=== SOURCE DATA ===

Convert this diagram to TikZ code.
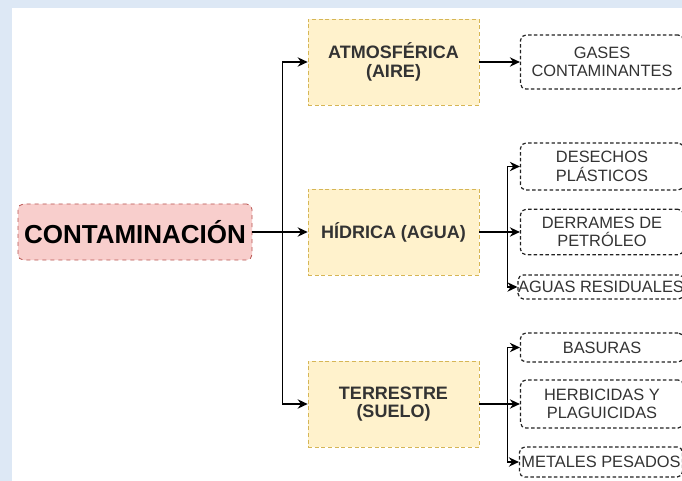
\documentclass[tikz,border=0pt]{standalone}
\usepackage{fontspec}
\setmainfont{Liberation Sans}
\usetikzlibrary{arrows.meta}
\definecolor{bgblue}{HTML}{DDE8F5}
\definecolor{mainfill}{HTML}{F8CECC}
\definecolor{mainline}{HTML}{B85450}
\definecolor{midfill}{HTML}{FFF2CC}
\definecolor{midline}{HTML}{D6B656}
\definecolor{txtdark}{HTML}{333333}
\definecolor{leafline}{HTML}{222222}
\begin{document}
\begin{tikzpicture}[x=0.75pt,y=-0.75pt,
  mainbox/.style={draw=mainline, fill=mainfill, dashed, rounded corners=4pt, line width=0.6pt,
    minimum width=175.5pt, minimum height=42pt, inner sep=0pt,
    font=\fontsize{19.5}{22}\selectfont\bfseries, text=black},
  midbox/.style={draw=midline, fill=midfill, dash pattern=on 3pt off 2pt, line width=0.5pt,
    minimum width=128.25pt, minimum height=64.5pt, inner sep=0pt, align=center,
    font=\fontsize{13.5}{14}\selectfont\bfseries, text=txtdark},
  leafbox/.style={draw=leafline, fill=white, dash pattern=on 2.6pt off 1.8pt, line width=0.9pt,
    rounded corners=4pt, minimum width=122.25pt, inner sep=0pt, align=center,
    font=\fontsize{12.3}{14}\selectfont, text=txtdark},
  arr/.style={-{Stealth[length=7.5pt,width=7pt]}, line width=1.1pt, black}]
\useasboundingbox (0,0) rectangle (682,481);
\clip (0,0) rectangle (682,481);
\fill[bgblue] (0,0) rectangle (682,481);
\fill[white] (12,8) rectangle (682,481);

\node[mainbox] (main) at (135,232) {CONTAMINACIÓN};

\node[midbox] (atmos) at (393.5,62) {ATMOSFÉRICA\\(AIRE)};
\node[midbox] (hidrica) at (393.5,232) {HÍDRICA (AGUA)};
\node[midbox] (terr) at (393.5,404) {TERRESTRE\\(SUELO)};

\node[leafbox, minimum height=40.5pt] (gases) at (602,62) {GASES\\CONTAMINANTES};
\node[leafbox, minimum height=35.25pt] (desechos) at (602,166.5) {DESECHOS\\PLÁSTICOS};
\node[leafbox, minimum height=34pt] (derrames) at (602,232) {DERRAMES DE\\PETRÓLEO};
\node[leafbox, minimum height=18pt] (aguas) at (601,287) {AGUAS RESIDUALES};
\node[leafbox, minimum height=21.75pt] (basuras) at (602,347.5) {BASURAS};
\node[leafbox, minimum height=36pt] (herb) at (602,404) {HERBICIDAS Y\\PLAGUICIDAS};
\node[leafbox, minimum height=22.5pt] (metales) at (601,462) {METALES PESADOS};

\draw[arr] (main.east) -- (hidrica.west);
\draw[arr] (main.east) -- ++(30,0) |- (atmos.west);
\draw[arr] (main.east) -- ++(30,0) |- (terr.west);

\draw[arr] (atmos.east) -- (gases.west);

\draw[arr] (hidrica.east) -- (derrames.west);
\draw[arr] (hidrica.east) -- ++(28,0) |- (desechos.west);
\draw[arr] (hidrica.east) -- ++(28,0) |- (aguas.west);

\draw[arr] (terr.east) -- (herb.west);
\draw[arr] (terr.east) -- ++(28,0) |- (basuras.west);
\draw[arr] (terr.east) -- ++(28,0) |- (metales.west);
\end{tikzpicture}
\end{document}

===

> _STATED PROBLEM_
Do not copy the pictures, but repeat every line exactly.

> _FULL ANSWER_
Convert this diagram to TikZ code.
\documentclass[tikz,border=0pt]{standalone}
\usepackage{fontspec}
\setmainfont{Liberation Sans}
\usetikzlibrary{arrows.meta}
\definecolor{bgblue}{HTML}{DDE8F5}
\definecolor{mainfill}{HTML}{F8CECC}
\definecolor{mainline}{HTML}{B85450}
\definecolor{midfill}{HTML}{FFF2CC}
\definecolor{midline}{HTML}{D6B656}
\definecolor{txtdark}{HTML}{333333}
\definecolor{leafline}{HTML}{222222}
\begin{document}
\begin{tikzpicture}[x=0.75pt,y=-0.75pt,
  mainbox/.style={draw=mainline, fill=mainfill, dashed, rounded corners=4pt, line width=0.6pt,
    minimum width=175.5pt, minimum height=42pt, inner sep=0pt,
    font=\fontsize{19.5}{22}\selectfont\bfseries, text=black},
  midbox/.style={draw=midline, fill=midfill, dash pattern=on 3pt off 2pt, line width=0.5pt,
    minimum width=128.25pt, minimum height=64.5pt, inner sep=0pt, align=center,
    font=\fontsize{13.5}{14}\selectfont\bfseries, text=txtdark},
  leafbox/.style={draw=leafline, fill=white, dash pattern=on 2.6pt off 1.8pt, line width=0.9pt,
    rounded corners=4pt, minimum width=122.25pt, inner sep=0pt, align=center,
    font=\fontsize{12.3}{14}\selectfont, text=txtdark},
  arr/.style={-{Stealth[length=7.5pt,width=7pt]}, line width=1.1pt, black}]
\useasboundingbox (0,0) rectangle (682,481);
\clip (0,0) rectangle (682,481);
\fill[bgblue] (0,0) rectangle (682,481);
\fill[white] (12,8) rectangle (682,481);

\node[mainbox] (main) at (135,232) {CONTAMINACIÓN};

\node[midbox] (atmos) at (393.5,62) {ATMOSFÉRICA\\(AIRE)};
\node[midbox] (hidrica) at (393.5,232) {HÍDRICA (AGUA)};
\node[midbox] (terr) at (393.5,404) {TERRESTRE\\(SUELO)};

\node[leafbox, minimum height=40.5pt] (gases) at (602,62) {GASES\\CONTAMINANTES};
\node[leafbox, minimum height=35.25pt] (desechos) at (602,166.5) {DESECHOS\\PLÁSTICOS};
\node[leafbox, minimum height=34pt] (derrames) at (602,232) {DERRAMES DE\\PETRÓLEO};
\node[leafbox, minimum height=18pt] (aguas) at (601,287) {AGUAS RESIDUALES};
\node[leafbox, minimum height=21.75pt] (basuras) at (602,347.5) {BASURAS};
\node[leafbox, minimum height=36pt] (herb) at (602,404) {HERBICIDAS Y\\PLAGUICIDAS};
\node[leafbox, minimum height=22.5pt] (metales) at (601,462) {METALES PESADOS};

\draw[arr] (main.east) -- (hidrica.west);
\draw[arr] (main.east) -- ++(30,0) |- (atmos.west);
\draw[arr] (main.east) -- ++(30,0) |- (terr.west);

\draw[arr] (atmos.east) -- (gases.west);

\draw[arr] (hidrica.east) -- (derrames.west);
\draw[arr] (hidrica.east) -- ++(28,0) |- (desechos.west);
\draw[arr] (hidrica.east) -- ++(28,0) |- (aguas.west);

\draw[arr] (terr.east) -- (herb.west);
\draw[arr] (terr.east) -- ++(28,0) |- (basuras.west);
\draw[arr] (terr.east) -- ++(28,0) |- (metales.west);
\end{tikzpicture}
\end{document}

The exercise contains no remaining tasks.